His early works began to appear in the early 2000’s on walls around central Paris, where he was a student- stencilled quotations taken from those seminal works of the French literary repertoire he was discovering in his studies. Rather than the widespread acclaim and adulation he had hoped for, his efforts earned him near-universal condemnation and opprobrium, not to mention the ire of the Gendarmerie Nationale.
Heavily influenced by the Stencil Movement that had its roots in 1960’s Parisian political protest art, Epi later returned to Britain and adapted his artistic style, eschewing wall for canvas to appropriate and recapitulate tropes from the canon of contemporary art in his own inimitable- and oft-derided- style, fusing multifarious artistic techniques into a strange amalgamation that he likes to term- somewhat loftily- ‘Destructivism’ or- more simplistically- “taking other people’s work and fucking with it.”
At the heart of Epi’s work lies a deeply-held disdain for the gaggle of preening narcissists and arrivistes that loosely constitutes the traditional contemporary art establishment- whose ignorance, pretentiousness and capriciousness he has long found abhorrent- along with an unwavering desire to subvert the very métier he is so desperate to forge a career in.
So far his efforts have, for some inexplicable reason, found popularity amongst a host of esteemed and celebrated contemporary art collectors, or so Epi keeps insisting. Rumours have circulated that Larry Gagosian owns two of Epi’s works, but these are most likely apocryphal, if not complete fabrications put about by Epi himself in a sad and pathetic attempt to garner interest in his work.
Whilst at first glance Epi’s work may appear superficially low brow and juvenile, he repeatedly insists that he is actually engaged in a highly nuanced intellectual game of call and response- akin to Bertolt Brecht’s practice of ‘Dramatic Alienation’- with the entire canon of contemporary art itself. By reducing to absurdity familiar and beloved contemporary works, artistic tropes, and their progenitors- that are, in Epi’s view, inherently facile and pointless but are still lauded as valuable and significant by an art crowd he views as capricious and philistinic- he hopes to expose and erode the pretensions of those would would posit contemporary art as anything more than the overhyped and often-meaningless drivel that in reality it probably is.
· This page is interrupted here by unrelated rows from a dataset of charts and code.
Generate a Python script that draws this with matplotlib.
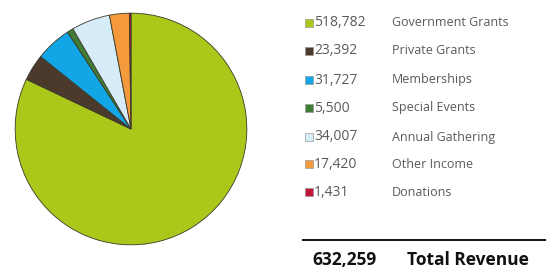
import matplotlib
matplotlib.use("Agg")
import matplotlib.pyplot as plt
from matplotlib.patches import Rectangle

labels = ["Government Grants", "Private Grants", "Memberships", "Special Events",
          "Annual Gathering", "Other Income", "Donations"]
values = [518782, 23392, 31727, 5500, 34007, 17420, 1431]
value_text = ["518,782", "23,392", "31,727", "5,500", "34,007", "17,420", "1,431"]
total_text = "632,259"
total_label = "Total Revenue"

colors = ["#abc71a", "#4b3a2c", "#12a6e6", "#3f7d35", "#d6ecf8", "#f59a3c", "#c3143a"]

W, H = 546, 270
fig = plt.figure(figsize=(W / 100, H / 100), dpi=100)
fig.patch.set_facecolor("white")

# pie axes placed in pixel coords
cx, cy, r = 131, 129, 117
ax = fig.add_axes([(cx - r) / W, 1 - (cy + r) / H, 2 * r / W, 2 * r / H])
ax.pie(values, colors=colors, startangle=90, counterclock=False,
       wedgeprops={"edgecolor": "#3a3a2a", "linewidth": 0.6})
ax.set_xlim(-1.01, 1.01)
ax.set_ylim(-1.01, 1.01)
ax.set_aspect("equal")
ax.axis("off")

# legend and total on an overlay axes in pixel coords
ov = fig.add_axes([0, 0, 1, 1])
ov.set_xlim(0, W)
ov.set_ylim(H, 0)
ov.axis("off")

row_y = [23, 51, 80, 108, 137, 164, 192]
for y, c, v, lab in zip(row_y, colors, value_text, labels):
    ov.add_patch(Rectangle((305, y - 4), 8, 8, facecolor=c, edgecolor="#999999", linewidth=0.5))
    ov.text(314, y, v, fontsize=10, color="#5a5a5a", va="center", ha="left",
            family="Open Sans")
    ov.text(392, y, lab, fontsize=9, color="#5a5a5a", va="center", ha="left",
            family="Open Sans")

ov.plot([303, 546], [240, 240], color="#111111", linewidth=1.4)
ov.text(312, 260, total_text, fontsize=12.5, fontweight="bold", color="#111111",
        va="center", ha="left", family="Open Sans")
ov.text(407, 260, total_label, fontsize=12.5, fontweight="bold", color="#111111",
        va="center", ha="left", family="Open Sans")

fig.savefig("out.png", dpi=100, facecolor="white")
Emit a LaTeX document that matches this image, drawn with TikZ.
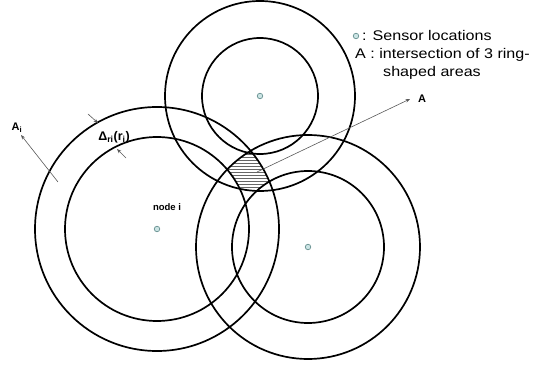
\documentclass[tikz,border=0pt]{standalone}
\usepackage{fontspec}
\setmainfont{Liberation Sans}
\usetikzlibrary{arrows.meta}
\begin{document}
\begin{tikzpicture}[x=1pt,y=-1pt,
  ring/.style={draw=black,line width=1.7pt},
  sensor/.style={circle,draw=black!45!teal!60,fill=teal!20!white,line width=0.7pt,minimum size=5.5pt,inner sep=0pt},
  pointer/.style={draw=black!65,line width=0.6pt,-{Stealth[length=4.5pt,width=3.5pt]}},
  hatch/.style={draw=black!60,line width=0.5pt},
  lbl/.style={font=\bfseries\fontsize{11}{13}\selectfont,inner sep=0pt},
  legend/.style={font=\fontsize{14}{16}\selectfont,inner sep=0pt,anchor=base west,xscale=1.15,transform shape}]
\useasboundingbox (0,0) rectangle (538,366);

% sensor positions
\coordinate (ci) at (157,229);
\coordinate (ct) at (260,96);
\coordinate (cr) at (308,247);

% hatched intersection of the three rings: lines inside all outer discs,
% then the inner discs blanked out again
\begin{scope}
  \clip (ci) circle[radius=122pt];
  \clip (ct) circle[radius=95pt];
  \clip (cr) circle[radius=112pt];
  \foreach \y in {148,151,...,196} \draw[hatch] (200,\y) -- (300,\y);
  \fill[white] (ci) circle[radius=92pt];
  \fill[white] (ct) circle[radius=58pt];
  \fill[white] (cr) circle[radius=76pt];
\end{scope}

% rings
\draw[ring] (ci) circle[radius=122pt] (ci) circle[radius=92pt];
\draw[ring] (ct) circle[radius=95pt] (ct) circle[radius=58pt];
\draw[ring] (cr) circle[radius=112pt] (cr) circle[radius=76pt];

% sensors
\node[sensor] (ni) at (ci) {};
\node[sensor] (nt) at (ct) {};
\node[sensor] (nr) at (cr) {};

% labels
\node[lbl,font=\bfseries\fontsize{9.5}{11}\selectfont] (lni) at (167,207) {node i};
\node[lbl] (lA) at (422,99) {A};
\node[lbl] (lAi) at (17,128) {A\textsubscript{i}};
\node[lbl,font=\bfseries\fontsize{12.5}{14}\selectfont] (ldelta) at (114,137) {Δ\textsubscript{ri}(r\textsubscript{i})};

% pointers
\coordinate (aS) at (257,172);
\coordinate (aT) at (410,99);
\draw[pointer] (aS) -- (aT);
\coordinate (aiS) at (58,182);
\coordinate (aiT) at (21,135);
\draw[pointer] (aiS) -- (aiT);
\coordinate (d1S) at (88,114);
\coordinate (d1T) at (98,123);
\draw[pointer] (d1S) -- (d1T);
\coordinate (d2S) at (126,158);
\coordinate (d2T) at (117,149);
\draw[pointer] (d2S) -- (d2T);

% legend
\node[sensor] (leg) at (356,36) {};
\node[legend] (l1) at (362,41) {: Sensor locations};
\node[legend] (l2) at (355,59) {A : intersection of 3 ring-};
\node[legend] (l3) at (383,77) {shaped areas};
\end{tikzpicture}
\end{document}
It is that singular credo that Epi believes bestows value upon his work: not only do his works require a comparable level of technical ability to replicate the original works they intend to satirize, but a further level of conceptual depth and satirical meaning must be conceived of and worked into the piece in a way that subtly elucidates the shortcomings of the original itself. His works mimic others, and then- to Epi’s mind at least- intellectually supersede them. Many, however, vehemently disagree with his own assessment of his work.
Rather than working as an artist, Epi’s approach is rather an academic and conceptual one, casting him primarily as an art critic who happens to make art; a subversion of established creative practice that he believes serves to expose the collective delusion under which such large swathes of the art market labour.
Epi endeavours to bring his work into the reach of a broad base of art buyers- tiering the primary pricing structure for his open and limited edition prints, as well as original canvases, according to his own assessment of each piece’s individual brilliance and ingenuity, so that people on every rung of the socioeconomic ladder can afford a piece of his work. This benevolent approach to selling his art, however, will undoubtedly change when his work starts going for really serious money, whereupon he will tell his loyal collectors to fuck off, start selling his works exclusively to a small coterie of ultra-rich philistines, and piss it up around the Med on his yacht.
Epi now lives in Bath. He hopes that one day, long after his death, he will finally get the recognition he doesn’t deserve.